● **WHAT IS NEEDED**:
Print exactly the lines below between the line containing "Reproduce this chart with matplotlib." and the line containing "ax.axis('off')", counting both of those lines. Leave pictures out.

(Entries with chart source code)
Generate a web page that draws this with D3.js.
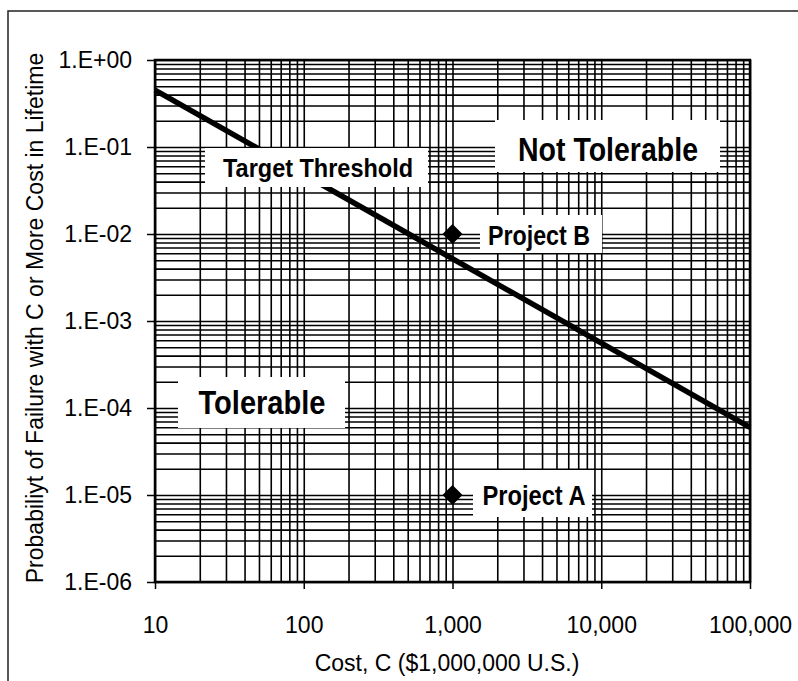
<!DOCTYPE html>
<html>
<head>
<meta charset="utf-8">
<script src="https://cdn.jsdelivr.net/npm/d3@7"></script>
<style>
  body { margin: 0; background: #fff; }
  svg { display: block; }
</style>
</head>
<body>
<svg id="chart"></svg>
<script>
// chart values
var costTicks = [10, 100, 1000, 10000, 100000];
var costTickLabels = ['10', '100', '1,000', '10,000', '100,000'];
var probTicks = [1, 1e-1, 1e-2, 1e-3, 1e-4, 1e-5, 1e-6];
var probTickLabels = ['1.E+00', '1.E-01', '1.E-02', '1.E-03', '1.E-04', '1.E-05', '1.E-06'];
var thresholdCost = [10, 100000];
var thresholdProb = [0.45, 6e-5];
var projectNames = ['Project A', 'Project B'];
var projectCost = [1000, 1000];
var projectProb = [1e-5, 1e-2];

var W = 798, H = 681;
var margin = { top: 60, right: 48, bottom: 99, left: 155 };
var width = W - margin.left - margin.right;   // 595
var height = H - margin.top - margin.bottom;  // 522
var font = '"Liberation Sans", Arial, sans-serif';

var svg = d3.select('#chart').attr('width', W).attr('height', H);

// outer frame (runs off the right and bottom of the picture)
svg.append('rect')
    .attr('x', 8).attr('y', 11)
    .attr('width', 820).attr('height', 700)
    .attr('fill', 'none').attr('stroke', '#222').attr('stroke-width', 1.5);

var g = svg.append('g').attr('transform', 'translate(' + margin.left + ',' + margin.top + ')');

var x = d3.scaleLog().domain([10, 100000]).range([0, width]);
var y = d3.scaleLog().domain([1e-6, 1]).range([height, 0]);

// all grid values 1..9 per decade
function gridValues(lo, hi) {
    var vals = [];
    for (var e = lo; e < hi; e++) {
        for (var m = 1; m < 10; m++) vals.push(m * Math.pow(10, e));
    }
    vals.push(Math.pow(10, hi));
    return vals;
}

g.append('g')
    .attr('class', 'x-grid')
    .attr('transform', 'translate(0,' + height + ')')
    .call(d3.axisBottom(x).tickValues(gridValues(1, 5)).tickSize(-height).tickFormat(''))
    .call(function (s) { s.select('.domain').remove(); })
    .selectAll('line').attr('stroke', '#000').attr('stroke-width', 1.6);

g.append('g')
    .attr('class', 'y-grid')
    .call(d3.axisLeft(y).tickValues(gridValues(-6, 0)).tickSize(-width).tickFormat(''))
    .call(function (s) { s.select('.domain').remove(); })
    .selectAll('line').attr('stroke', '#000').attr('stroke-width', 1.6);

// threshold line
var line = d3.line()
    .x(function (d) { return x(d[0]); })
    .y(function (d) { return y(d[1]); });
g.append('path')
    .datum(d3.zip(thresholdCost, thresholdProb))
    .attr('fill', 'none')
    .attr('stroke', '#000')
    .attr('stroke-width', 5.5)
    .attr('d', line);

// label boxes that blank out the grid
var labels = [
    { text: 'Target Threshold', box: [205, 148, 223, 39], cx: 318, base: 177, size: 25, len: 190 },
    { text: 'Not Tolerable', box: [495, 120, 225, 52], cx: 608, base: 161, size: 34, len: 180 },
    { text: 'Tolerable', box: [178, 377, 167, 51], cx: 262, base: 414, size: 34, len: 127 },
    { text: projectNames[1], box: [480, 215, 122, 38], cx: 539, base: 245, size: 27, len: 102 },
    { text: projectNames[0], box: [473, 470, 119, 47], cx: 534, base: 505, size: 27, len: 103 }
];
labels.forEach(function (l) {
    svg.append('rect')
        .attr('x', l.box[0]).attr('y', l.box[1])
        .attr('width', l.box[2]).attr('height', l.box[3])
        .attr('fill', '#fff');
    svg.append('text')
        .attr('x', l.cx).attr('y', l.base)
        .attr('text-anchor', 'middle')
        .attr('font-family', font)
        .attr('font-weight', 'bold')
        .attr('font-size', l.size)
        .attr('textLength', l.len)
        .attr('lengthAdjust', 'spacingAndGlyphs')
        .text(l.text);
});

// project points
var diamond = d3.symbol().type(d3.symbolSquare).size(200);
g.selectAll('.project')
    .data(d3.zip(projectCost, projectProb))
    .enter().append('path')
    .attr('class', 'project')
    .attr('d', diamond)
    .attr('fill', '#000')
    .attr('transform', function (d) { return 'translate(' + x(d[0]) + ',' + y(d[1]) + ') rotate(45)'; });

// plot frame
g.append('rect')
    .attr('width', width).attr('height', height)
    .attr('fill', 'none').attr('stroke', '#000').attr('stroke-width', 2.5);

// axes
var xAxis = d3.axisBottom(x)
    .tickValues(costTicks)
    .tickSize(7).tickPadding(28)
    .tickFormat(function (d, i) { return costTickLabels[i]; });
var yAxis = d3.axisLeft(y)
    .tickValues(probTicks)
    .tickSize(8).tickPadding(15)
    .tickFormat(function (d, i) { return probTickLabels[i]; });

g.append('g').attr('class', 'x-axis')
    .attr('transform', 'translate(0,' + height + ')')
    .call(xAxis)
    .call(function (s) { s.select('.domain').remove(); })
    .call(function (s) {
        s.selectAll('line').attr('stroke', '#000').attr('stroke-width', 1.5);
        s.selectAll('text').attr('font-family', font).attr('font-size', 23).attr('fill', '#000');
    });

g.append('g').attr('class', 'y-axis')
    .call(yAxis)
    .call(function (s) { s.select('.domain').remove(); })
    .call(function (s) {
        s.selectAll('line').attr('stroke', '#000').attr('stroke-width', 1.5);
        s.selectAll('text').attr('font-family', font).attr('font-size', 23).attr('fill', '#000');
    });

// axis titles
svg.append('text')
    .attr('x', 447).attr('y', 671)
    .attr('text-anchor', 'middle')
    .attr('font-family', font).attr('font-size', 23)
    .text('Cost, C ($1,000,000 U.S.)');

svg.append('text')
    .attr('transform', 'translate(43,318) rotate(-90)')
    .attr('text-anchor', 'middle')
    .attr('font-family', font).attr('font-size', 23)
    .text('Probabiliyt of Failure with C or More Cost in Lifetime');
</script>
</body>
</html>
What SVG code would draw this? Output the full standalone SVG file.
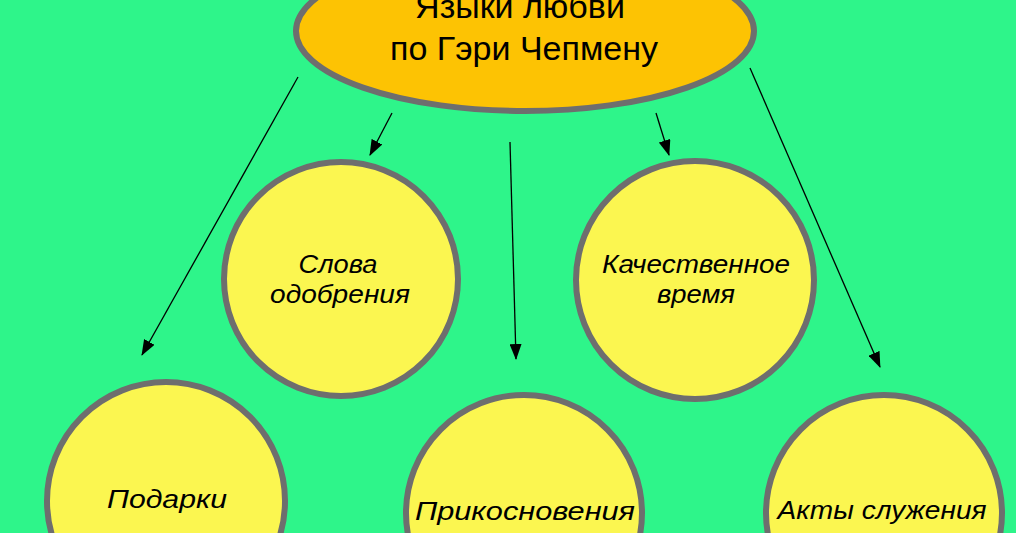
<svg xmlns="http://www.w3.org/2000/svg" width="1016" height="533" viewBox="0 0 1016 533">
<style>
.bg{fill:#2ef58a}
.node{fill:#fbf650;stroke:#6e6e6e;stroke-width:6}
.top{fill:#fdc303;stroke:#6e6e6e;stroke-width:6}
.t{font-family:"Liberation Sans",Arial,sans-serif;fill:#000;text-anchor:middle}
.i{font-style:italic}
.c{stroke:#000;stroke-width:1.3;fill:none;marker-end:url(#ah)}
</style>
<defs>
<marker id="ah" viewBox="0 0 16 12" refX="15" refY="6" markerWidth="16" markerHeight="12" markerUnits="userSpaceOnUse" orient="auto">
<path d="M0,0 L16,6 L0,12 Z" fill="#000"/>
</marker>
</defs>
<rect class="bg" x="0" y="0" width="1016" height="533"/>
<g id="connectors">
<line class="c" x1="298" y1="77" x2="142" y2="355"/>
<line class="c" x1="392" y1="113" x2="370" y2="155"/>
<line class="c" x1="510" y1="142" x2="516" y2="359"/>
<line class="c" x1="656" y1="113" x2="669" y2="155"/>
<line class="c" x1="750" y1="68" x2="880" y2="367"/>
</g>
<g id="root">
<ellipse class="top" cx="525" cy="31" rx="229" ry="80"/>
<text class="t" x="520" y="18" font-size="34">Языки любви</text>
<text class="t" x="524" y="60" font-size="34">по Гэри Чепмену</text>
</g>
<g id="words">
<circle class="node" cx="341" cy="279" r="117"/>
<text class="t i" x="338" y="273" font-size="25" textLength="79" lengthAdjust="spacingAndGlyphs">Слова</text>
<text class="t i" x="340" y="303" font-size="25" textLength="140" lengthAdjust="spacingAndGlyphs">одобрения</text>
</g>
<g id="time">
<circle class="node" cx="695" cy="280" r="119"/>
<text class="t i" x="696" y="273" font-size="25" textLength="188" lengthAdjust="spacingAndGlyphs">Качественное</text>
<text class="t i" x="696" y="303" font-size="25" textLength="78" lengthAdjust="spacingAndGlyphs">время</text>
</g>
<g id="gifts">
<circle class="node" cx="166" cy="501" r="119"/>
<text class="t i" x="167" y="508" font-size="26" textLength="120" lengthAdjust="spacingAndGlyphs">Подарки</text>
</g>
<g id="touch">
<circle class="node" cx="524" cy="513" r="118"/>
<text class="t i" x="525" y="520" font-size="26" textLength="220" lengthAdjust="spacingAndGlyphs">Прикосновения</text>
</g>
<g id="service">
<circle class="node" cx="884" cy="513" r="118"/>
<text class="t i" x="882" y="519" font-size="26" textLength="209" lengthAdjust="spacingAndGlyphs">Акты служения</text>
</g>
</svg>
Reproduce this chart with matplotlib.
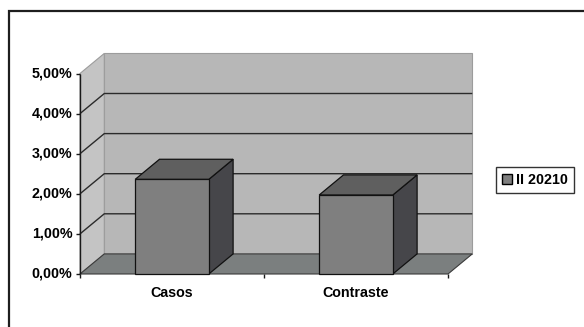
import numpy as np
import matplotlib
matplotlib.use("Agg")
import matplotlib.pyplot as plt
from matplotlib.patches import Polygon, Rectangle, Patch
from matplotlib.transforms import IdentityTransform

categories = ["Casos", "Contraste"]
values = [0.0236, 0.0197]
series_name = "II 20210"
y_ticks = [0.00, 0.01, 0.02, 0.03, 0.04, 0.05]

plt.rcParams['font.family'] = ['Liberation Sans', 'DejaVu Sans']
plt.rcParams['font.weight'] = 'bold'

W, H, DPI = 584, 327, 100
fig = plt.figure(figsize=(W / DPI, H / DPI), dpi=DPI)
fig.patch.set_facecolor('white')

# front plane of the 3-D box
ax = fig.add_axes([80 / W, 1 - 274 / H, 368 / W, (274 - 73.5) / H])
ax.set_xlim(0, len(categories))
ax.set_ylim(0, y_ticks[-1])
ax.axis('off')

# oblique depth offset (inches -> display)
depth = fig.dpi_scale_trans.transform((0.243, 0.201)) - fig.dpi_scale_trans.transform((0, 0))
ID = IdentityTransform()


def pt(x, y, d):
    return ax.transData.transform((x, y)) + d * depth


def face(points, fc, ec='none', lw=0.8, z=1):
    ax.add_patch(Polygon(np.array(points), closed=True, transform=ID, clip_on=False,
                         facecolor=fc, edgecolor=ec, linewidth=lw, zorder=z))


def seg(points, color, lw=1.0, z=2):
    p = np.array(points)
    ax.plot(p[:, 0], p[:, 1], transform=ID, clip_on=False, color=color, lw=lw,
            zorder=z, solid_capstyle='butt')


n = len(categories)
ymax = y_ticks[-1]

# walls and floor
face([pt(0, 0, 1), pt(n, 0, 1), pt(n, ymax, 1), pt(0, ymax, 1)], '#b7b7b7', '#9c9c9c', 0.8, 1)
face([pt(0, 0, 0), pt(0, 0, 1), pt(0, ymax, 1), pt(0, ymax, 0)], '#c4c4c4', '#9c9c9c', 0.8, 1)
face([pt(0, 0, 0), pt(n, 0, 0), pt(n, 0, 1), pt(0, 0, 1)], '#7b7f7f', '#3a3a3a', 0.8, 1.5)

# gridlines on side and back walls
for v in y_ticks[1:-1]:
    seg([pt(0, v, 0), pt(0, v, 1), pt(n, v, 1)], '#2b2b2b', 1.0, 2)

# value axis
seg([pt(0, 0, 0), pt(0, ymax, 0)], '#1a1a1a', 1.0, 3)
for v in y_ticks:
    p = pt(0, v, 0)
    seg([p - np.array([4, 0]), p], '#1a1a1a', 1.0, 3)
    ax.annotate(f"{v * 100:.2f}%".replace('.', ','), xy=(0, v), xytext=(-5.5, 0),
                textcoords='offset points', ha='right', va='center',
                fontsize=10.3, fontweight='bold', color='black', annotation_clip=False)

# category axis ticks and labels
for k in range(n + 1):
    p = pt(k, 0, 0)
    seg([p, p - np.array([0, 4])], '#1a1a1a', 1.0, 3)
for i, c in enumerate(categories):
    ax.annotate(c, xy=(i + 0.5, 0), xytext=(0, -16.8), textcoords='offset points',
                ha='center', va='baseline', fontsize=10.3, fontweight='bold',
                color='black', annotation_clip=False)

# bars
bar_w = 0.4
for i, v in enumerate(values):
    x0, x1 = i + 0.5 - bar_w / 2, i + 0.5 + bar_w / 2
    face([pt(x1, 0, 0), pt(x1, 0, 1), pt(x1, v, 1), pt(x1, v, 0)], '#46464a', '#111111', 0.9, 4)
    face([pt(x0, v, 0), pt(x1, v, 0), pt(x1, v, 1), pt(x0, v, 1)], '#5f5f5f', '#111111', 0.9, 4)
    face([pt(x0, 0, 0), pt(x1, 0, 0), pt(x1, v, 0), pt(x0, v, 0)], '#7f7f7f', '#111111', 0.9, 5)

# legend
leg = fig.legend(handles=[Patch(facecolor='#7f7f7f', edgecolor='black', label=series_name)],
                 loc='center left', bbox_to_anchor=(496 / W, 1 - 180 / H),
                 frameon=True, fancybox=False, shadow=False, edgecolor='black',
                 handlelength=0.65, handleheight=0.65, handletextpad=0.3,
                 borderpad=0.45, borderaxespad=0.0,
                 prop={'size': 10.3, 'weight': 'bold'})
leg.get_frame().set_linewidth(1.0)

# chart area border
fig.patches.append(Rectangle((9 / W, -0.1), 1.2, 1.1 - 11 / H, transform=fig.transFigure,
                             fill=False, edgecolor='#1e1e1e', linewidth=1.6))

fig.savefig('out.png', dpi=DPI)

● **RESULT FOR THIS TASK**:
Reproduce this chart with matplotlib.
import numpy as np
import matplotlib
matplotlib.use("Agg")
import matplotlib.pyplot as plt
from matplotlib.patches import Polygon, Rectangle, Patch
from matplotlib.transforms import IdentityTransform

categories = ["Casos", "Contraste"]
values = [0.0236, 0.0197]
series_name = "II 20210"
y_ticks = [0.00, 0.01, 0.02, 0.03, 0.04, 0.05]

plt.rcParams['font.family'] = ['Liberation Sans', 'DejaVu Sans']
plt.rcParams['font.weight'] = 'bold'

W, H, DPI = 584, 327, 100
fig = plt.figure(figsize=(W / DPI, H / DPI), dpi=DPI)
fig.patch.set_facecolor('white')

# front plane of the 3-D box
ax = fig.add_axes([80 / W, 1 - 274 / H, 368 / W, (274 - 73.5) / H])
ax.set_xlim(0, len(categories))
ax.set_ylim(0, y_ticks[-1])
ax.axis('off')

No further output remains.